You could be doing a bbq for a bunch of plumbers, who would pick out the difference between white Teflon tape (illegal for gas fitting) and yellow tape on the connections from 20 feet away. Or you could cater for a bunch of lawyers, who would use any excuse not to pay full price.

But usually home-made gas fittings on commercial eqpt get junked at larger events. I've witnessed at least two gas equipment expulsions and one lighting/wiring nightmare get the boot. Because almost always all vendors and their equipment get inspected hours before the event starts.

And then there's the question of insurance. Obviously you're gonna have liability insurance as a caterer, but if anything equipment-wise happens and the insurance boys "deduce" that you didn't have equipment installed/maintained, you're gonna wish you'd never been born.


----------



## meezenplaz (Jan 31, 2012)

I'm sorry but that seems a little overly cautious to me...
this is coming from somebody ...myself ...who has installed hundreds of gas fittings on commercial equipment as well as residential for over 20 years.
@halb, your "what about" list is spot on, you pretty much spelled it out.
This is why, if youll go back and reread, i specifically mentioned approved tef tape, or approved sealer. Also why I asked the OP specifically, about their personal plumbing experience.
So the answer is, plumbers eating your steaks cant spot whats not there. No white tape. Cuz its.....wrong.

Hoses? Regulators? Home made fittings?
Ergh. So...you have say, a 5 gallon propane tank.To which you attach a commercially purchased regulator--hose, fittings and all. You go to your local plumbing supply, not home depot, show them the dangling end of your hose and tell him you want to attach it to a girll that has a three-quarter inch iron pipe nipple sticking out. He sells you an adapter, to which you apply 2 full winds of gas approved (usually yellow) tef tape or gas approved goop. Tighten, turn on 1/4 turn, check for bubbles with leak check.
The only other considerations that I can think of is number
one , that nat gas to LPG conversion HAS to have been done by an approved technician...no room for compromise there.
The second important question, is the grill now a high pressure propane appliance or a low pressure one. It's two different regulators-- you need to be sure to get the right one. The best way to find out for sure is to ask the guy that converted your appliance and sold it to you.

Doing it the safe way is not difficult and you don't need special equipment , you need a properly fitting wrench and the proper sealer and the proper adapter and the proper regulator.

Back to the O.P.
If you check with plumbing supply and in any way feel underconfident or unsure about doing it yourself, I suggest you hire a professional, or take your equipment to one.
You also should look into any codes in your area that might render this illegal to 
undertake as a DIY task.


----------



## sgmchef (Sep 30, 2006)

Hi Meez,

I'm the guy that mentioned duct tape and bubblegum.

I hope Fernando can see we all ended up agreeing that a professional get involved!

The OP statement of "_I don't know how to connect it to a propane tank_." is the clue most of us picked up on and went straight to "hire a pro" because he doesn't know how to do it.

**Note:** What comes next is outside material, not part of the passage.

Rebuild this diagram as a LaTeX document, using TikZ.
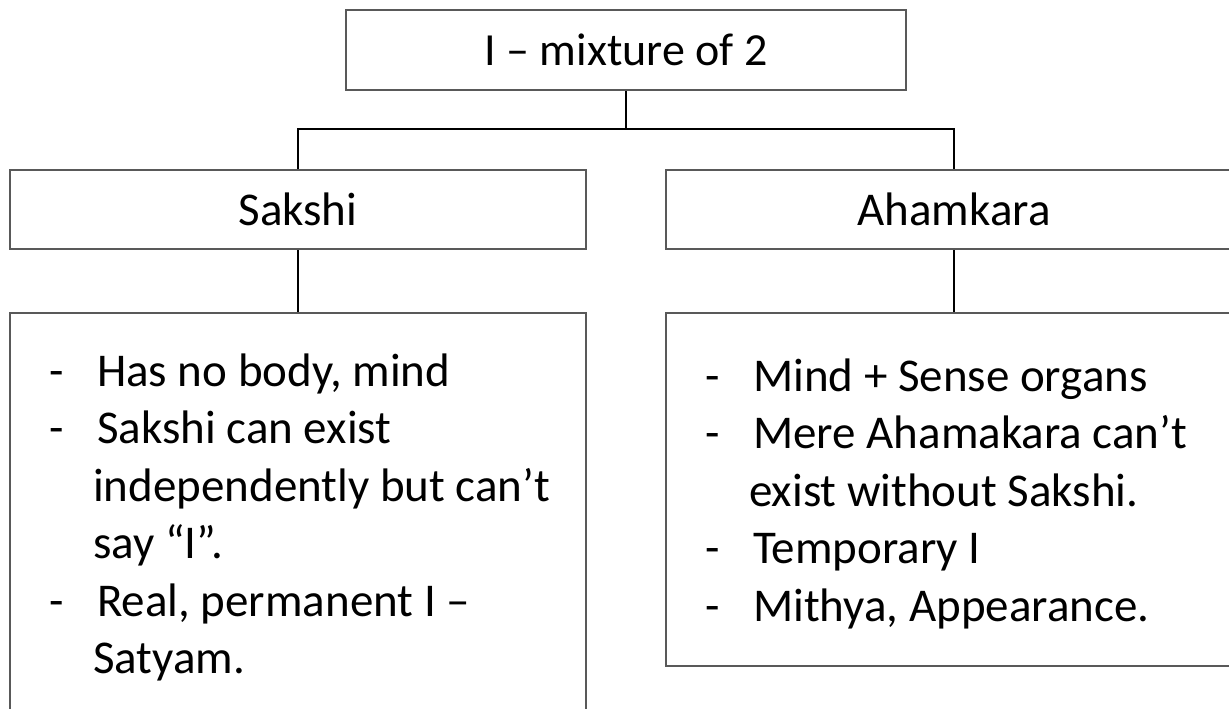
\documentclass[tikz,border=0pt]{standalone}
\usepackage{fontspec}
\setmainfont{Carlito}
\usepackage{tikz}
\usetikzlibrary{positioning}
\definecolor{boxgray}{RGB}{89,89,89}

\begin{document}
\begin{tikzpicture}[x=1pt,y=-1pt,on grid]
    \tikzstyle{head}=[shape=rectangle,draw=boxgray,line width=2pt,inner sep=0pt,font=\fontsize{47}{57.5}\selectfont]
    \tikzstyle{notes}=[shape=rectangle,draw=boxgray,line width=2pt,minimum width=576pt]
    \tikzstyle{txt}=[inner sep=0pt,anchor=base west,font=\fontsize{47}{57.5}\selectfont]
    \tikzstyle{link}=[draw,line width=2pt]

    \useasboundingbox (0,0) rectangle (1229,709);
    \clip (0,0) rectangle (1229,709);

    \node[head, minimum width=560pt, minimum height=80pt, font=\fontsize{46}{55}\selectfont] (root) at (626,50) {I – mixture of 2};
    \node[head, minimum width=576pt, minimum height=79pt, below left=159.5pt and 328pt of root] (sakshi) {Sakshi};
    \node[head, minimum width=576pt, minimum height=79pt, right=656pt of sakshi] (aham) {Ahamkara};
    \node[notes, minimum height=399pt, below=303pt of sakshi] (sakshiN) {};
    \node[notes, minimum height=353pt, below=280pt of aham] (ahamN) {};
    \coordinate (bus) at (626,129);

    \node[txt] (sakshiT) at ([xshift=40pt,yshift=-74pt]sakshiN.north west) {\parbox[t]{540pt}{\raggedright
        \makebox[48pt][l]{-}Has no body, mind\\
        \makebox[48pt][l]{-}Sakshi can exist\\
        \hspace*{44pt}independently but can’t\\
        \hspace*{44pt}say “I”.\\
        \makebox[48pt][l]{-}Real, permanent I –\\
        \hspace*{44pt}Satyam.}};
    \node[txt] (ahamT) at ([xshift=40pt,yshift=-79pt]ahamN.north west) {\parbox[t]{540pt}{\raggedright
        \makebox[48pt][l]{-}Mind + Sense organs\\
        \makebox[48pt][l]{-}Mere Ahamakara can’t\\
        \hspace*{44pt}exist without Sakshi.\\
        \makebox[48pt][l]{-}Temporary I\\
        \makebox[48pt][l]{-}Mithya, Appearance.}};

    \path[link]
    (root.south) -- (bus)
    (sakshi.north) |- (bus) -| (aham.north)
    (sakshi) edge (sakshiN)
    (aham) edge (ahamN)
    ;

\end{tikzpicture}
\end{document}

Safety first... Lawyers last...

Wish I would've had someone with your knowledge on fittings and such more than once in my career!


----------



## chefandrewl (Jun 25, 2017)

There are two kinds of conversion kits for natural gas to propane and not all equipment can be converted. Most internal equipment that will run on LP from a fixed tank uses a type 3 connection or 3/4 in pipe, however if it it something that will be used outdoors and from a portable tank it must have a type 1 connection with a 1/4 in line. All portable LP tanks have a type 1 connection and are 1/4 in diameter. If there is a 3/4 in fitting on your grill, then it has not been converted for portable LP tanks and you cannot just step down the diameter. It will require a different regulator and should be installed by a professional. I would first google your model of grill and see if it can even be converted to a type 1 LP connection.


----------